Task objective
Return the material exactly, first line through the line containing "from bokeh.resources import INLINE", and nothing more. Pictures stay out.

======== Supplied material ========

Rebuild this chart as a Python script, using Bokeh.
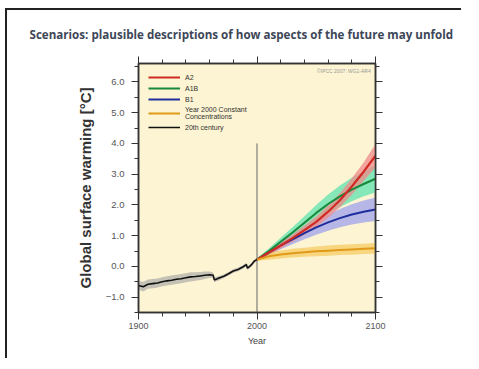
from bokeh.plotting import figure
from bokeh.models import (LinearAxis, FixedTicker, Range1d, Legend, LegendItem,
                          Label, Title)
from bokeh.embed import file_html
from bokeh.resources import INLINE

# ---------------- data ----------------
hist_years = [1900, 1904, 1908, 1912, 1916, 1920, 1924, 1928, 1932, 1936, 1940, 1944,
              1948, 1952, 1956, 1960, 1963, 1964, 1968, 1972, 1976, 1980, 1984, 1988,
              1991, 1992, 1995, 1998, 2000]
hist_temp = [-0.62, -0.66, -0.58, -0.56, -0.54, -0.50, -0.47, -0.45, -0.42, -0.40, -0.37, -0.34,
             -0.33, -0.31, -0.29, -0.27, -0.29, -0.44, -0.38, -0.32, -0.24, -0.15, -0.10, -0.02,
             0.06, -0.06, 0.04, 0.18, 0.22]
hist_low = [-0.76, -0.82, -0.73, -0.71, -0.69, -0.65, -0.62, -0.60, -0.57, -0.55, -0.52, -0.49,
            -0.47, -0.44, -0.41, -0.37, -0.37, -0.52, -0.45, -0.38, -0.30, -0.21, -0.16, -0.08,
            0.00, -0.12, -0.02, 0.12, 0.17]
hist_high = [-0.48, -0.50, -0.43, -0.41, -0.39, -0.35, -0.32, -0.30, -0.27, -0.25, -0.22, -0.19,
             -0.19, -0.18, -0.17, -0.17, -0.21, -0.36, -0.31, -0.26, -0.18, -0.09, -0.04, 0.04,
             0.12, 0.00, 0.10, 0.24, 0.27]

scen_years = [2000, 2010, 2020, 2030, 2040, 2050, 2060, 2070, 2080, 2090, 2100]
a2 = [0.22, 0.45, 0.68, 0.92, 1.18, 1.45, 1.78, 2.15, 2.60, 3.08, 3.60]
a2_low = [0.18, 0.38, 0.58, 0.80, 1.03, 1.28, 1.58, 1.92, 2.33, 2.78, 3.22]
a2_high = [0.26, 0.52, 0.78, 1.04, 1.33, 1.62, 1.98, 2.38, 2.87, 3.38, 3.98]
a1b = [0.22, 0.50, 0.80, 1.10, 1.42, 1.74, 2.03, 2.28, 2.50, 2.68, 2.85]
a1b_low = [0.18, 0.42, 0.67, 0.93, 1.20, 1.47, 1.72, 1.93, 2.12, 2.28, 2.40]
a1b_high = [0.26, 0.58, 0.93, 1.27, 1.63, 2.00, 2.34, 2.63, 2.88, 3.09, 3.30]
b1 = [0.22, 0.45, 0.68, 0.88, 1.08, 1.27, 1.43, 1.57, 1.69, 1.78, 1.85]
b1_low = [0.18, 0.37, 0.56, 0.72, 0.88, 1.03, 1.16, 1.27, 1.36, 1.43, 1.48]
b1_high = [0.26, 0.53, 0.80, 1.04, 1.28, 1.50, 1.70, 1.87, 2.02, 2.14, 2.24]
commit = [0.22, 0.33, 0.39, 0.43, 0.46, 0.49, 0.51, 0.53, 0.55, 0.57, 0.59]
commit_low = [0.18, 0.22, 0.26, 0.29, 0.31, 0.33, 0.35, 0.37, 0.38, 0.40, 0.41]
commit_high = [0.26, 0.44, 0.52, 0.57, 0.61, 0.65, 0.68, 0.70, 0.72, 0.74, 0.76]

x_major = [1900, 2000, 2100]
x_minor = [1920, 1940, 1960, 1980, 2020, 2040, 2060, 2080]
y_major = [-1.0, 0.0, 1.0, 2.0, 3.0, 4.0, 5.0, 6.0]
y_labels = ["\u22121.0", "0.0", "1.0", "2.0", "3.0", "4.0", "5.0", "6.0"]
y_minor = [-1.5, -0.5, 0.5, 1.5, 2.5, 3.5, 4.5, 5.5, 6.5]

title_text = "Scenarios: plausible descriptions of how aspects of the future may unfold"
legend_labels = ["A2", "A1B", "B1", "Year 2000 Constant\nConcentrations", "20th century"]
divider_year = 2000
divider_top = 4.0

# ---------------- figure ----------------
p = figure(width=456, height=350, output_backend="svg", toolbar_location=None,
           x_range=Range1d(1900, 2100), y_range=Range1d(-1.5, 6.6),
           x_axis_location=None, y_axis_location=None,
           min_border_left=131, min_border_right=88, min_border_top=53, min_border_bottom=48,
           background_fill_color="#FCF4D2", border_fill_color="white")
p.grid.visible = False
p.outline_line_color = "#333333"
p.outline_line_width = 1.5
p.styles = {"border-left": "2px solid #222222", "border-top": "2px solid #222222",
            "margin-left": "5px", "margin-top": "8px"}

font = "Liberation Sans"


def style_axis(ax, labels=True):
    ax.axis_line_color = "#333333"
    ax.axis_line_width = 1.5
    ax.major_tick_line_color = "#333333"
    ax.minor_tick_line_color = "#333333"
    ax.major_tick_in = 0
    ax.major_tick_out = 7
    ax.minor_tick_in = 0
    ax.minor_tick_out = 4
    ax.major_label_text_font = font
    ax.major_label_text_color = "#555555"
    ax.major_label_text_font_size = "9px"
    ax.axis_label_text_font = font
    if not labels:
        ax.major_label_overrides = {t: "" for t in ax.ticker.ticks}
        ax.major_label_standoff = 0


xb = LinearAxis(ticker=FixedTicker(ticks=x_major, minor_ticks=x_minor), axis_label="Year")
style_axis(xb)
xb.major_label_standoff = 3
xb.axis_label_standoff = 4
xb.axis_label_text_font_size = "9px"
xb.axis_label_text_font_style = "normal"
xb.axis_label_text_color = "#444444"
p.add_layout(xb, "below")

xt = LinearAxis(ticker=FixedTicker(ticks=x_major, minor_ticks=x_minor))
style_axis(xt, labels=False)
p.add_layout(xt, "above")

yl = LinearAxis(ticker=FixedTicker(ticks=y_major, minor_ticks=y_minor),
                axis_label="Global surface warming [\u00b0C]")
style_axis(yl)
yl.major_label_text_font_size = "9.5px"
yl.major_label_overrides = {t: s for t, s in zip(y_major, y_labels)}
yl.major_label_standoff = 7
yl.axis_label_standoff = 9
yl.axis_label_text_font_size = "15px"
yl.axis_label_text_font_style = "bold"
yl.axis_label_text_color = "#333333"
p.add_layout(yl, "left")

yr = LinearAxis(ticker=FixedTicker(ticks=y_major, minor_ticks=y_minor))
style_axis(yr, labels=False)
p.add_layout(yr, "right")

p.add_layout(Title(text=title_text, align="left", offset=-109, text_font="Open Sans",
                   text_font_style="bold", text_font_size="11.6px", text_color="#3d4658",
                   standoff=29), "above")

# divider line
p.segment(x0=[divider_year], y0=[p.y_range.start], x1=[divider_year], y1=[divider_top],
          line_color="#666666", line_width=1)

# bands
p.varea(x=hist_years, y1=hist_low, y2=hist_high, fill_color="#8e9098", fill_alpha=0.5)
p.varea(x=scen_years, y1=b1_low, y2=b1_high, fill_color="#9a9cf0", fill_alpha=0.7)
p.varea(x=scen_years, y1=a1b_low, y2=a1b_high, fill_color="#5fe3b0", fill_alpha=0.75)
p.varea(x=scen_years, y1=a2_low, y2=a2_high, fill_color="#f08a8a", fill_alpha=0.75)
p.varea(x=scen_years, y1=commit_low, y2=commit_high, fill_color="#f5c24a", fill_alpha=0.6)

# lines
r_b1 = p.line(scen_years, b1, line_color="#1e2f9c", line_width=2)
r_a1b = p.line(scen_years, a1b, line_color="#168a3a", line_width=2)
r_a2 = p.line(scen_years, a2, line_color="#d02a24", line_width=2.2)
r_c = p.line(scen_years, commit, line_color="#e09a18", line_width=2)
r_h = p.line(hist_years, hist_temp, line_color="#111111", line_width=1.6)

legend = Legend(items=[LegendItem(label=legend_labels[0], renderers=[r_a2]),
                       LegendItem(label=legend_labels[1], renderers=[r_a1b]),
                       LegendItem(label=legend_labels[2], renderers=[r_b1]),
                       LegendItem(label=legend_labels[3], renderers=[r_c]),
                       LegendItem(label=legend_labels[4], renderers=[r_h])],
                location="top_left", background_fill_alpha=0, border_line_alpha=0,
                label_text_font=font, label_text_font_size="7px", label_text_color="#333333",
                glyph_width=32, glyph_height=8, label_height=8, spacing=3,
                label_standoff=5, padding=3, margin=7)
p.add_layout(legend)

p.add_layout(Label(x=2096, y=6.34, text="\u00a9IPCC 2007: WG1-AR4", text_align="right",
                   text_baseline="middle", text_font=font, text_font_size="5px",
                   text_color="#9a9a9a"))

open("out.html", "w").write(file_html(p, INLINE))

========

Answer to the problem
Rebuild this chart as a Python script, using Bokeh.
from bokeh.plotting import figure
from bokeh.models import (LinearAxis, FixedTicker, Range1d, Legend, LegendItem,
                          Label, Title)
from bokeh.embed import file_html
from bokeh.resources import INLINE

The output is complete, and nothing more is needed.